(Exercise):
Skip the pictures and quote all of the lines exactly.

:::

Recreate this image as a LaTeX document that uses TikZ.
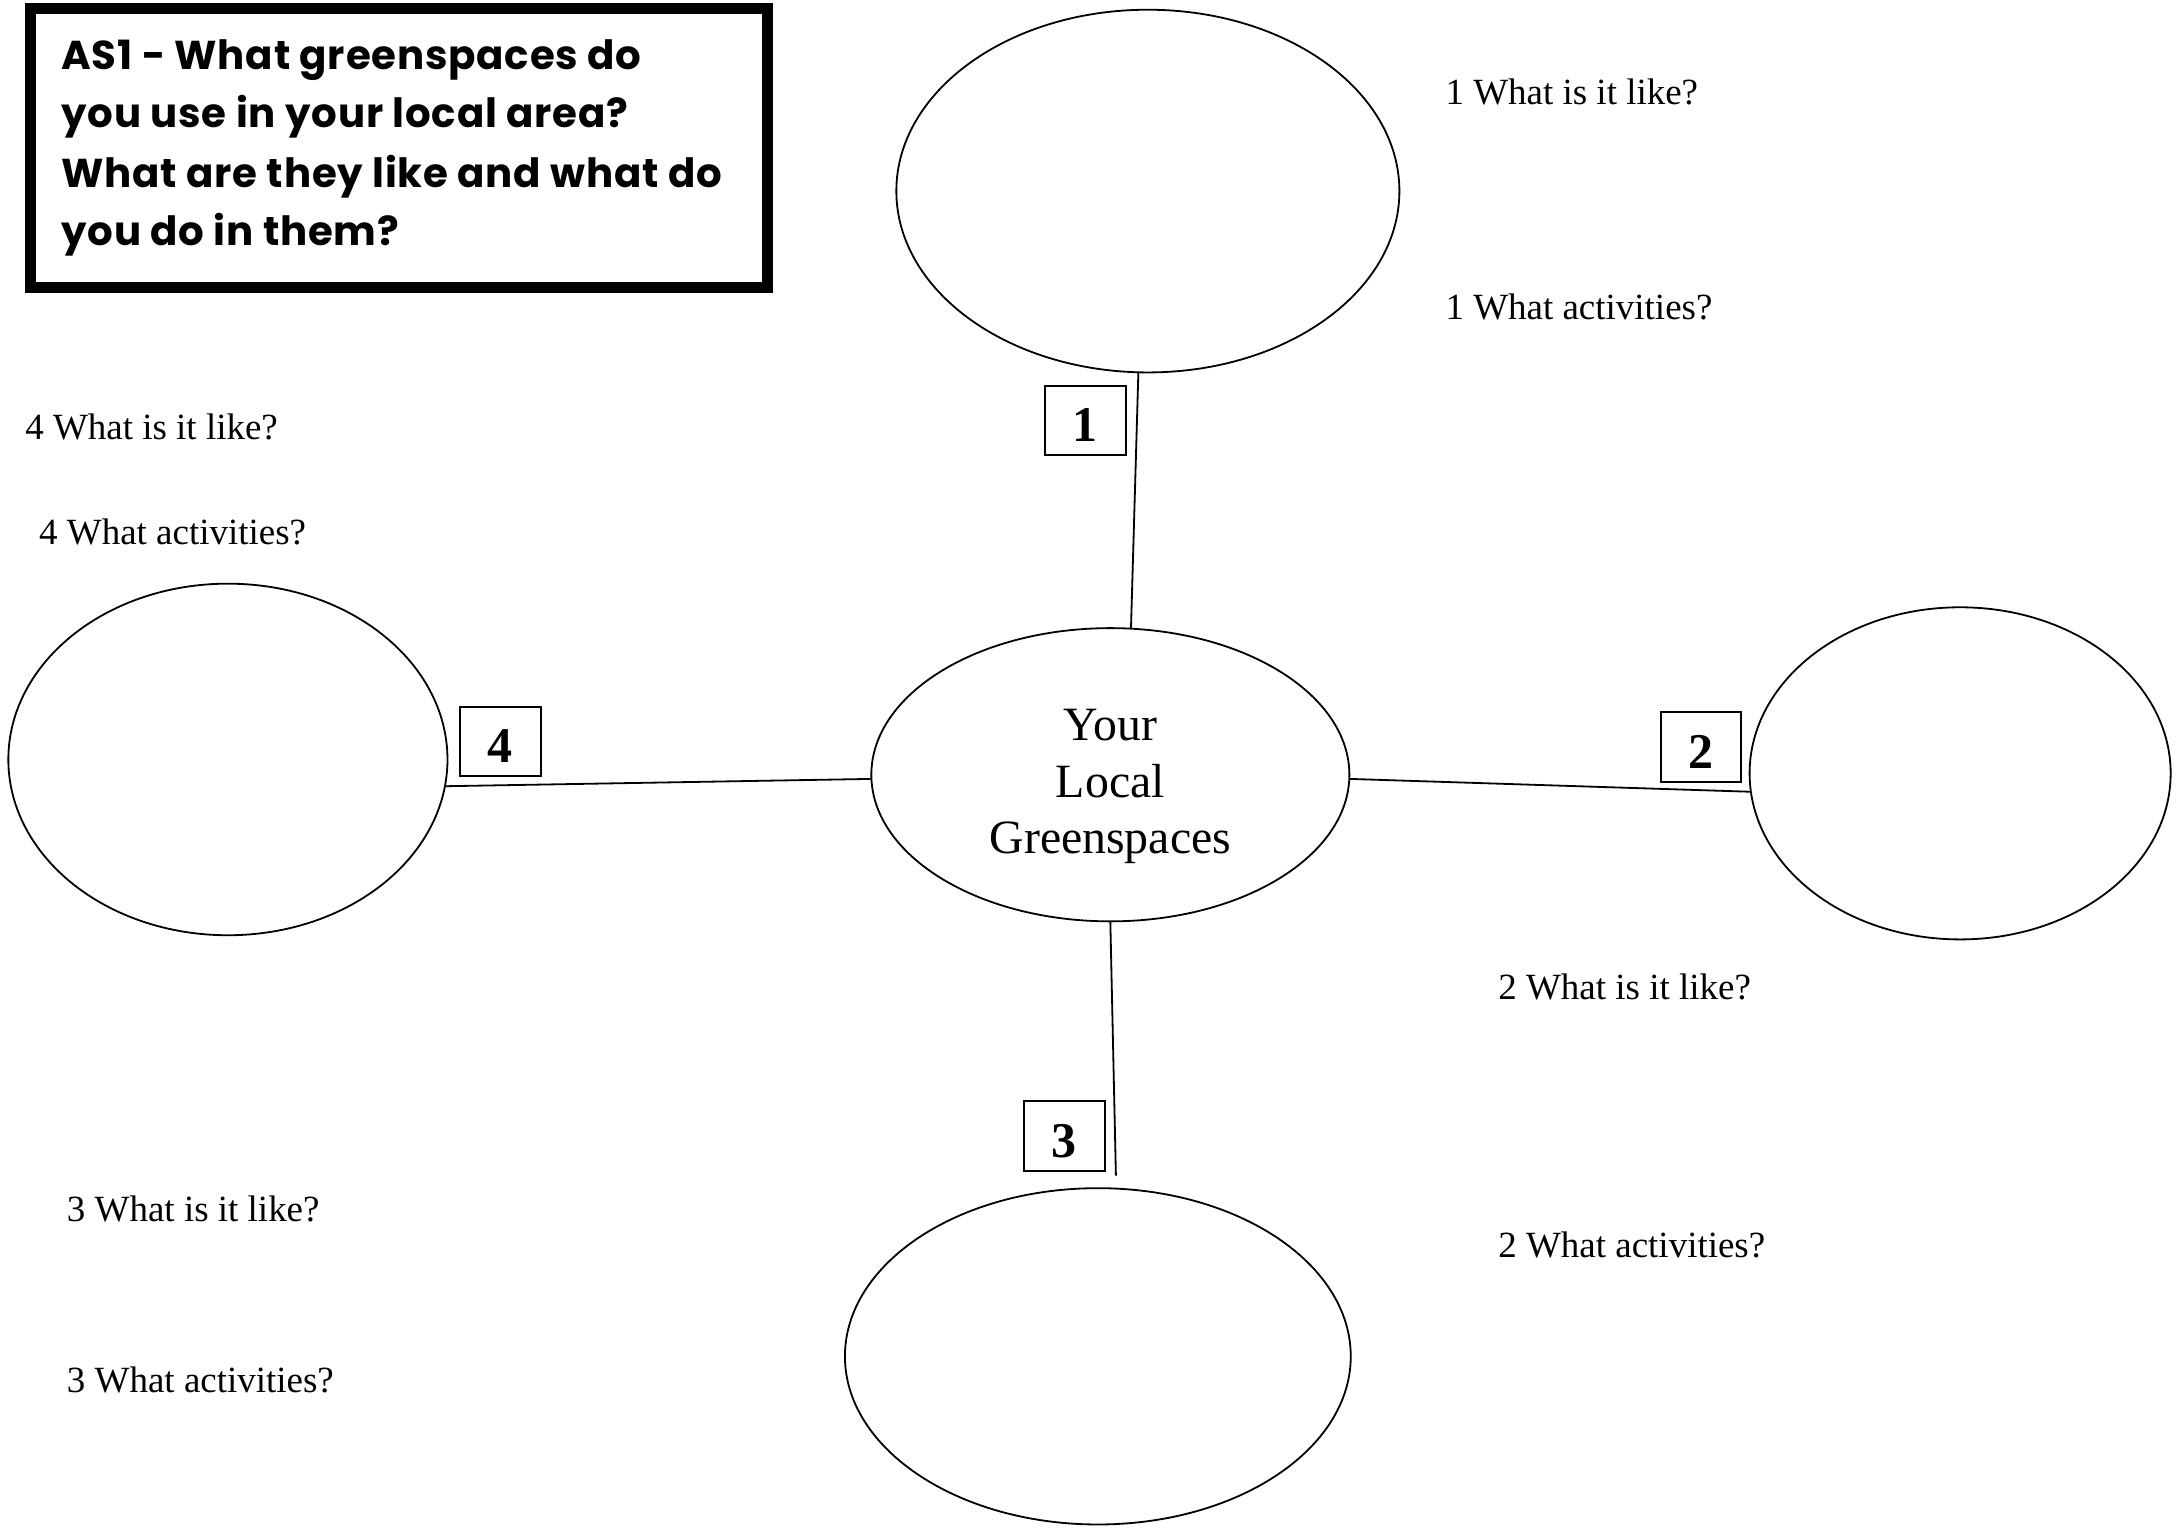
\documentclass[tikz,border=0pt]{standalone}
\usepackage{fontspec}
\setmainfont{Liberation Serif}
\newfontfamily\titlefont{Poppins}[LetterSpace=2]
\usetikzlibrary{shapes.geometric,calc}

\tikzset{
  space/.style={draw, ellipse, line width=1.3pt, inner sep=0pt},
  numbox/.style={draw, line width=1.5pt, minimum width=58pt, minimum height=50pt,
    inner sep=0pt, text height=31pt, text depth=0pt,
    font=\fontsize{36}{40}\selectfont\bfseries},
  prompt/.style={anchor=base west, inner sep=0pt, font=\fontsize{26.6}{30}\selectfont},
  titleline/.style={anchor=base west, inner sep=0pt, font=\titlefont\bfseries\fontsize{29}{33}\selectfont},
  link/.style={line width=1.3pt}
}

\begin{document}
\begin{tikzpicture}[x=1pt,y=-1pt]
\useasboundingbox[fill=white] (0,0) rectangle (1568,1099);

% heading panel
\draw[line width=8pt] (22,6) rectangle (552,207);
\node[titleline] (h1) at (44,50) {AS1 - What greenspaces do};
\node[titleline] (h2) at (44,92) {you use in your local area?};
\node[titleline] (h3) at (44,135) {What are they like and what do};
\node[titleline] (h4) at (44,177) {you do in them?};

% the hub and the four greenspaces
\node[space, minimum width=344pt, minimum height=211pt] (hub) at (799,557.5) {};
\node[align=center, inner sep=0pt, font=\fontsize{34.4}{40.5}\selectfont] (hublabel) at (799,566) {Your\\Local\\Greenspaces};
\node[space, minimum width=362pt, minimum height=261pt] (g1) at (826,137.5) {};
\node[space, minimum width=303pt, minimum height=239pt] (g2) at (1410.5,556.5) {};
\node[space, minimum width=364pt, minimum height=242pt] (g3) at (790,976) {};
\node[space, minimum width=316pt, minimum height=253pt] (g4) at (164,546.5) {};

% spokes
\coordinate (g3end) at (803,846);
\draw[link] (g1.267) -- (hub.82);
\draw[link] (hub.-1) -- (g2.185);
\draw[link] (hub.south) -- (g3end);
\draw[link] (g4.-7) -- (hub.181);

% numbered tags
\node[numbox] (n1) at (781,302.5) {1};
\node[numbox] (n2) at (1224,537.5) {2};
\node[numbox] (n3) at (766,817.5) {3};
\node[numbox] (n4) at (360,533.5) {4};

% prompts
\node[prompt] (q1a) at (1040,75) {1 What is it like?};
\node[prompt] (q1b) at (1040,230) {1 What activities?};
\node[prompt] (q2a) at (1078,719) {2 What is it like?};
\node[prompt] (q2b) at (1078,905) {2 What activities?};
\node[prompt] (q3a) at (48,879) {3 What is it like?};
\node[prompt] (q3b) at (48,1002) {3 What activities?};
\node[prompt] (q4a) at (18,316) {4 What is it like?};
\node[prompt] (q4b) at (28,392) {4 What activities?};
\end{tikzpicture}
\end{document}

:::

(Worked solution):
Recreate this image as a LaTeX document that uses TikZ.
\documentclass[tikz,border=0pt]{standalone}
\usepackage{fontspec}
\setmainfont{Liberation Serif}
\newfontfamily\titlefont{Poppins}[LetterSpace=2]
\usetikzlibrary{shapes.geometric,calc}

\tikzset{
  space/.style={draw, ellipse, line width=1.3pt, inner sep=0pt},
  numbox/.style={draw, line width=1.5pt, minimum width=58pt, minimum height=50pt,
    inner sep=0pt, text height=31pt, text depth=0pt,
    font=\fontsize{36}{40}\selectfont\bfseries},
  prompt/.style={anchor=base west, inner sep=0pt, font=\fontsize{26.6}{30}\selectfont},
  titleline/.style={anchor=base west, inner sep=0pt, font=\titlefont\bfseries\fontsize{29}{33}\selectfont},
  link/.style={line width=1.3pt}
}

\begin{document}
\begin{tikzpicture}[x=1pt,y=-1pt]
\useasboundingbox[fill=white] (0,0) rectangle (1568,1099);

% heading panel
\draw[line width=8pt] (22,6) rectangle (552,207);
\node[titleline] (h1) at (44,50) {AS1 - What greenspaces do};
\node[titleline] (h2) at (44,92) {you use in your local area?};
\node[titleline] (h3) at (44,135) {What are they like and what do};
\node[titleline] (h4) at (44,177) {you do in them?};

% the hub and the four greenspaces
\node[space, minimum width=344pt, minimum height=211pt] (hub) at (799,557.5) {};
\node[align=center, inner sep=0pt, font=\fontsize{34.4}{40.5}\selectfont] (hublabel) at (799,566) {Your\\Local\\Greenspaces};
\node[space, minimum width=362pt, minimum height=261pt] (g1) at (826,137.5) {};
\node[space, minimum width=303pt, minimum height=239pt] (g2) at (1410.5,556.5) {};
\node[space, minimum width=364pt, minimum height=242pt] (g3) at (790,976) {};
\node[space, minimum width=316pt, minimum height=253pt] (g4) at (164,546.5) {};

% spokes
\coordinate (g3end) at (803,846);
\draw[link] (g1.267) -- (hub.82);
\draw[link] (hub.-1) -- (g2.185);
\draw[link] (hub.south) -- (g3end);
\draw[link] (g4.-7) -- (hub.181);

% numbered tags
\node[numbox] (n1) at (781,302.5) {1};
\node[numbox] (n2) at (1224,537.5) {2};
\node[numbox] (n3) at (766,817.5) {3};
\node[numbox] (n4) at (360,533.5) {4};

% prompts
\node[prompt] (q1a) at (1040,75) {1 What is it like?};
\node[prompt] (q1b) at (1040,230) {1 What activities?};
\node[prompt] (q2a) at (1078,719) {2 What is it like?};
\node[prompt] (q2b) at (1078,905) {2 What activities?};
\node[prompt] (q3a) at (48,879) {3 What is it like?};
\node[prompt] (q3b) at (48,1002) {3 What activities?};
\node[prompt] (q4a) at (18,316) {4 What is it like?};
\node[prompt] (q4b) at (28,392) {4 What activities?};
\end{tikzpicture}
\end{document}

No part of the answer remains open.